Track: regular paper (up to 6 pages)
Keywords: Knowledge conflict, multilingual language models, multimodal language models
Abstract: Language models (LMs) deployed in real-world tasks -- such as medical report synthesis, web navigation, and summarization -- must process diverse inputs and handle conflicting information. Users expect them to detect *in-context knowledge conflicts* -- direct contradictions about objective facts -- and issue alerts. Yet, we find a critical failure: when faced with conflicting evidence across **heterogeneous contexts**, such as multiple languages or modalities, LMs fail to detect conflicts, leaving them vulnerable to attacks and misinformation. While they achieve near-perfect accuracy in homogeneous contexts, this **drops by up to 65%** in heterogeneous settings. We identify *context imbalance* as the root cause: LMs exhibit extreme attention asymmetry across domains, disproportionately prioritizing certain domains in mixed inputs. Current instruction-tuning, which trains on separate examples from multiple domains, fails to correct this. To address this, we need *instance-level diverse points* that require reasoning over multiple domains within a single context. We introduce **Heterogeneous Instruction-Tuning (HeteroIT)**, a scalable dataset-mixing procedure that generates instance-level diversity by combining datasets from different domains. Applying HeteroIT to Bactrian-X, a standard multilingual instruction-tuning dataset, improves conflict detection by 37%.
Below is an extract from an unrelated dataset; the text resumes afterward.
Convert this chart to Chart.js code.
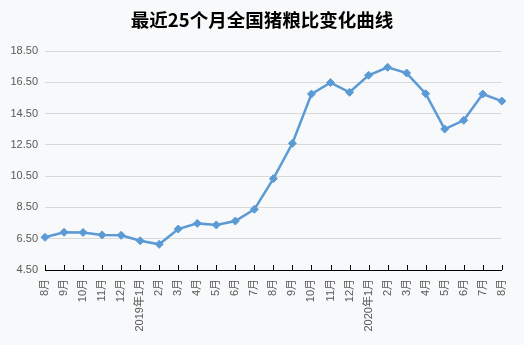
<!DOCTYPE html>
<html>
<head>
<meta charset="utf-8">
<script src="https://cdn.jsdelivr.net/npm/chart.js@4"></script>
<style>
  html, body { margin: 0; padding: 0; background: #f8f9fa; }
  #wrap { width: 524px; height: 345px; }
</style>
</head>
<body>
<div id="wrap"><canvas id="c" width="524" height="345"></canvas></div>
<script>
// 月份标签（2018年8月 — 2020年8月）
const months = ['8月','9月','10月','11月','12月','2019年1月','2月','3月','4月','5月','6月','7月',
                '8月','9月','10月','11月','12月','2020年1月','2月','3月','4月','5月','6月','7月','8月'];
// 全国猪粮比
const ratio = [6.59, 6.91, 6.90, 6.74, 6.72, 6.37, 6.14, 7.12, 7.48, 7.38, 7.63, 8.38,
               10.34, 12.60, 15.75, 16.48, 15.86, 16.95, 17.46, 17.09, 15.77, 13.51, 14.07, 15.75, 15.30];
// 纵轴范围与刻度
const yMin = 4.5, yMax = 18.5, yStep = 2;

const labelFont = { family: "'Liberation Sans', 'Noto Sans CJK SC', sans-serif", size: 11 };

// 背景色
const bgPlugin = {
  id: 'bg',
  beforeDraw(chart) {
    const ctx = chart.ctx;
    ctx.save();
    ctx.fillStyle = '#f8f9fa';
    ctx.fillRect(0, 0, chart.width, chart.height);
    ctx.restore();
  }
};

// 横轴内侧刻度线
const innerTicks = {
  id: 'innerTicks',
  afterDraw(chart) {
    const x = chart.scales.x;
    const ctx = chart.ctx;
    const yb = chart.chartArea.bottom;
    ctx.save();
    ctx.strokeStyle = '#000';
    ctx.lineWidth = 1;
    ctx.beginPath();
    for (let i = 0; i < x.ticks.length; i++) {
      const px = Math.round(x.getPixelForTick(i)) + 0.5;
      ctx.moveTo(px, yb);
      ctx.lineTo(px, yb - 5);
    }
    ctx.stroke();
    ctx.restore();
  }
};

new Chart(document.getElementById('c'), {
  type: 'line',
  data: {
    labels: months,
    datasets: [{
      data: ratio,
      borderColor: '#5b9bd5',
      backgroundColor: '#5b9bd5',
      borderWidth: 2.5,
      pointStyle: 'rectRot',
      pointRadius: 4,
      pointBorderWidth: 1,
      tension: 0,
      fill: false
    }]
  },
  options: {
    responsive: false,
    animation: false,
    layout: { padding: 0 },
    plugins: {
      legend: { display: false },
      tooltip: { enabled: false },
      title: {
        display: true,
        text: '最近25个月全国猪粮比变化曲线',
        color: '#000',
        font: { family: "'Noto Sans CJK SC', sans-serif", size: 18.5, weight: 'bold', lineHeight: 1.2 },
        padding: { top: 9, bottom: 19.8 }
      }
    },
    scales: {
      x: {
        offset: false,
        grid: { display: false, drawTicks: false },
        border: { display: true, color: '#000', width: 1 },
        ticks: {
          autoSkip: false,
          maxRotation: 90,
          minRotation: 90,
          padding: 9,
          color: '#595959',
          font: labelFont
        },
        afterFit(scale) { scale.height = 75; }
      },
      y: {
        min: yMin,
        max: yMax,
        grid: { color: '#d9d9d9', lineWidth: 1, drawTicks: false },
        border: { display: false },
        ticks: {
          stepSize: yStep,
          padding: 7,
          color: '#595959',
          font: labelFont,
          callback: v => v.toFixed(2)
        },
        afterFit(scale) { scale.width = 45; }
      },
      // 右侧留白
      gutter: {
        position: 'right',
        display: true,
        grid: { display: false, drawTicks: false },
        border: { display: false },
        ticks: { display: false },
        afterFit(scale) { scale.width = 21; }
      }
    }
  },
  plugins: [bgPlugin, innerTicks]
});
</script>
</body>
</html>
Anonymization: This submission has been anonymized for double-blind review via the removal of identifying information such as names, affiliations, and identifying URLs.
Format: Yes, the presenting author will definitely attend in person because they attending ICLR for other complementary reasons.
Funding: No, the presenting author of this submission does *not* fall under ICLR’s funding aims, or has sufficient alternate funding.